A new editor, Lou Aronica at Bantam, offered to publish the whole series, perhaps five books. Sweating, I took the plunge. After I added more to the ending of Across the Sea of Suns, Lou Aronica remarked at the voice of the new material, which he said echoed the rest of the novel well. I blinked; I hadn’t even thought of rereading Across the Sea of Suns. It had simply been sitting there, still fresh. Reassured, I set about writing Great Sky River.
And hit a snag straightaway. A series treats the arc of a figure’s life, but a galaxy-spanning novel covers so much space and time, I couldn’t get Walmsley around to see and live enough.
Worse, the galactic center was the obvious place for machines to seek. Plenty of energy is there, in forms machines can use but we can’t. By the early 1980s we knew that there is a virulent gamma ray flux there, hot clouds, and enormously energetic processes. Most of this we gathered from the radio emissions, which penetrate dust clouds and revealed the crackling activity at the center for the first time. Infrared astronomy soon caught up, unmasking the hot, tangled regions. Not a great place to put frail human characters. Yet I yearned to set a long story in such a vibrant scene.

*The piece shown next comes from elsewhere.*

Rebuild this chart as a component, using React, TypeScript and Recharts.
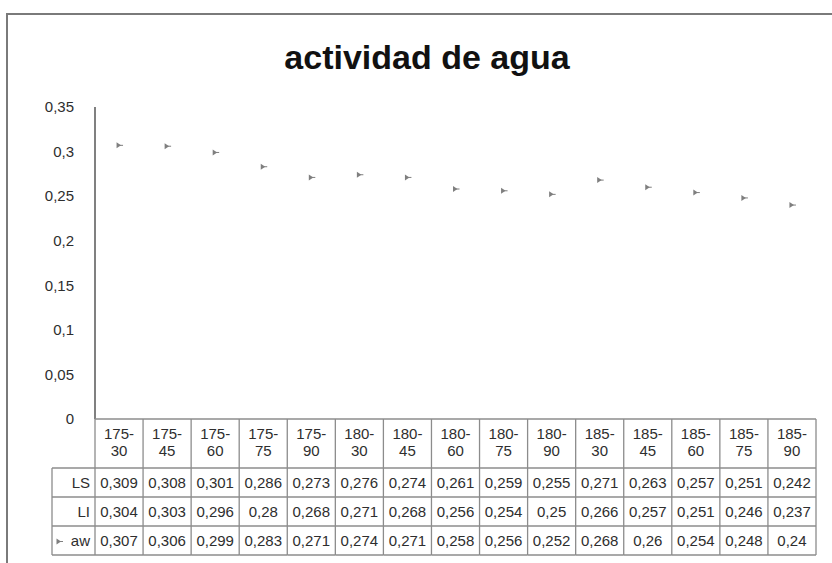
import React from 'react';
import { ComposedChart, Line, XAxis, YAxis } from 'recharts';

const categories = ['175-30', '175-45', '175-60', '175-75', '175-90', '180-30', '180-45', '180-60', '180-75', '180-90', '185-30', '185-45', '185-60', '185-75', '185-90'];
const lsValues = [0.309, 0.308, 0.301, 0.286, 0.273, 0.276, 0.274, 0.261, 0.259, 0.255, 0.271, 0.263, 0.257, 0.251, 0.242];
const liValues = [0.304, 0.303, 0.296, 0.28, 0.268, 0.271, 0.268, 0.256, 0.254, 0.25, 0.266, 0.257, 0.251, 0.246, 0.237];
const awValues = [0.307, 0.306, 0.299, 0.283, 0.271, 0.274, 0.271, 0.258, 0.256, 0.252, 0.268, 0.26, 0.254, 0.248, 0.24];
const yTicks = [0, 0.05, 0.1, 0.15, 0.2, 0.25, 0.3, 0.35];
const rowLabels = ['LS', 'LI', 'aw'];
const rowValues = [lsValues, liValues, awValues];
const title = 'actividad de agua';

const data = categories.map((c, i) => ({ cat: c, LS: lsValues[i], LI: liValues[i], aw: awValues[i] }));

const W = 832;
const H = 563;
const PLOT_LEFT = 95;
const PLOT_RIGHT = 816;
const PLOT_TOP = 107;
const PLOT_BOTTOM = 419;
const COL_W = (PLOT_RIGHT - PLOT_LEFT) / categories.length;
const HEADER_H = 49;
const ROW_H = 29;
const LABEL_LEFT = 52;
const GRID = '#8c8c8c';
const TXT = '#2e2e2e';
const FONT = 'Liberation Sans, Arial, sans-serif';
const FS = 15;
const MARK = '#7f7f7f';

const fmt = (v: number) => String(v).replace('.', ',');

const Marker = ({ cx, cy }: { cx: number; cy: number }) => (
  <g>
    <path d={`M${cx - 2.5},${cy - 3} L${cx + 2},${cy} L${cx - 2.5},${cy + 3} Z`} fill={MARK} />
    <line x1={cx} y1={cy} x2={cx + 4} y2={cy} stroke={MARK} strokeWidth={1} />
  </g>
);

const TableTick = (props: any) => {
  const { x, index, payload } = props;
  const top = PLOT_BOTTOM;
  const left = x - COL_W / 2;
  const right = x + COL_W / 2;
  const parts = String(payload.value).split('-');
  const bottom = top + HEADER_H + ROW_H * rowLabels.length;
  return (
    <g>
      <text x={x} y={top + 20} textAnchor="middle" fontFamily={FONT} fontSize={FS} fill={TXT}>{parts[0] + '-'}</text>
      <text x={x} y={top + 37} textAnchor="middle" fontFamily={FONT} fontSize={FS} fill={TXT}>{parts[1]}</text>
      <line x1={right} y1={top} x2={right} y2={bottom} stroke={GRID} strokeWidth={1.3} />
      {index === 0 && <line x1={left} y1={top} x2={left} y2={bottom} stroke={GRID} strokeWidth={1.3} />}
      {rowLabels.map((r, ri) => {
        const ry = top + HEADER_H + ri * ROW_H;
        return (
          <g key={r}>
            <line x1={index === 0 ? LABEL_LEFT : left} y1={ry} x2={right} y2={ry} stroke={GRID} strokeWidth={1.3} />
            <text x={x} y={ry + ROW_H / 2} dy="0.36em" textAnchor="middle" fontFamily={FONT} fontSize={FS} fill={TXT}>
              {fmt(rowValues[ri][index])}
            </text>
            {index === 0 && (
              <text x={left - 5} y={ry + ROW_H / 2} dy="0.36em" textAnchor="end" fontFamily={FONT} fontSize={FS} fill={TXT}>
                {r}
              </text>
            )}
            {index === 0 && r === 'aw' && <Marker cx={LABEL_LEFT + 7} cy={ry + ROW_H / 2 + 1} />}
          </g>
        );
      })}
      <line x1={index === 0 ? LABEL_LEFT : left} y1={bottom} x2={right} y2={bottom} stroke={GRID} strokeWidth={1.3} />
      {index === 0 && <line x1={LABEL_LEFT} y1={top + HEADER_H} x2={LABEL_LEFT} y2={bottom} stroke={GRID} strokeWidth={1.3} />}
    </g>
  );
};

export default function App() {
  return (
    <div style={{ position: 'absolute', left: 0, top: 0, width: W, height: H, background: '#ffffff', overflow: 'hidden' }}>
      <div style={{ position: 'absolute', left: 6, top: 13, width: W, height: H, borderTop: '2px solid #7a7a7a', borderLeft: '2px solid #7a7a7a' }} />
      <div
        style={{
          position: 'absolute',
          left: 0,
          width: 854,
          top: 37,
          textAlign: 'center',
          fontFamily: 'Liberation Sans, Arial, sans-serif',
          fontWeight: 'bold',
          fontSize: 34,
          color: '#111',
          lineHeight: '40px',
        }}
      >
        {title}
      </div>
      <div style={{ position: 'absolute', left: 0, top: 0 }}>
        <ComposedChart
          width={W}
          height={H}
          data={data}
          margin={{ top: PLOT_TOP, right: W - PLOT_RIGHT, bottom: 0, left: 0 }}
        >
          <YAxis
            width={PLOT_LEFT}
            domain={[0, 0.35]}
            ticks={yTicks}
            type="number"
            tickLine={false}
            tickSize={0}
            tickMargin={21}
            axisLine={{ stroke: '#808080', strokeWidth: 2 }}
            tickFormatter={fmt}
            tick={{ fontFamily: FONT, fontSize: FS, fill: TXT }}
            interval={0}
          />
          <XAxis
            dataKey="cat"
            type="category"
            scale="band"
            height={H - PLOT_BOTTOM}
            interval={0}
            tickLine={false}
            tickSize={0}
            tickMargin={0}
            axisLine={{ stroke: GRID, strokeWidth: 1.3 }}
            tick={<TableTick />}
          />
          <Line
            dataKey="aw"
            stroke="none"
            isAnimationActive={false}
            dot={(p: any) => <Marker key={p.index} cx={p.cx} cy={p.cy} />}
            activeDot={false}
          />
        </ComposedChart>
      </div>
    </div>
  );
}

By the time I finished Across the Sea of Suns in 1983, I realized that I could do some research myself on the galactic center. I had by that time written papers on pulsars and galactic jets, and had both expertise and curiosity.
Here the physicist collided with the writer. I had been doing research in astrophysics since 1974, and noticed that our own galactic center was abrim with intriguing new phenomena, teased out by observations with new instruments, principally the Very Large Array of radio telescopes in New Mexico.
In the core, just a few light-years from the exact center of our galaxy, a million stars crowd into a single cubic light-year. On average, the nearer stars are only a hundredth of a light-year away, ten thousand times the distance from the Earth to the sun. Imagine having several stars so close they outshone the moon.
As one might expect, this is bad news for solar systems around such stars. Close collisions between all these stars occur every few hundred thousand years, scrambling up planetary orbits, raining down comets upon them as well.
The galactic center is the conspicuous Times Square of the galaxy—and far more deadly than comfortable suburbs like ours, the Orion Arm of the spiral. Joel Davis’s Journey to the Center of Our Galaxy details how horrific the central volume is, pointing out that the survival time for an unshielded human within even a hundred light-years of the core is probably a few hours.
Strikingly, mysterious features appeared in the radio maps. In 1984 I was giving a talk on galactic jets at UC Los Angeles, and my host was Mark Morris, a radio astronomer. “Explain this,” he challenged, slapping down a radio map he had just made at the Very Large Array in New Mexico.
My first reaction was, “Is this a joke?”
It showed a feature I called the Claw, but which Mark more learnedly termed the Arch: a bright, curved prominence made up of slender fibers. The Arch is over a hundred light-years long, yet these filaments are only about a light-year wide, curving upward from the galactic plane. They resemble arcs of great circles, with their centers near the galactic core, several hundred light-years away. A vast, strong magnetic field shapes them. These intricate filaments shine by energetic (in fact, relativistic) electrons, radiating in strong magnetic fields, which are aligned along the filaments.
My first intuition, seeing the glossy radio map of the Arch was, This looks artificial. Astronomy reflexively assumes that everything in the night sky is natural. The sf writer in me immediately explored the opposite. I decided to extend the Walmsley books by at least one more, set at galactic center.
But first, physics. I worked on a theory for those thin filaments that glow by electron luminosity, tubes a hundred times longer than they were wide. I thought of neon lights, which are glow discharges sustained by electric currents in slender tubes. Could these fibers be a sort of slow-motion lightning, taking perhaps hundreds of thousands of years to discharge?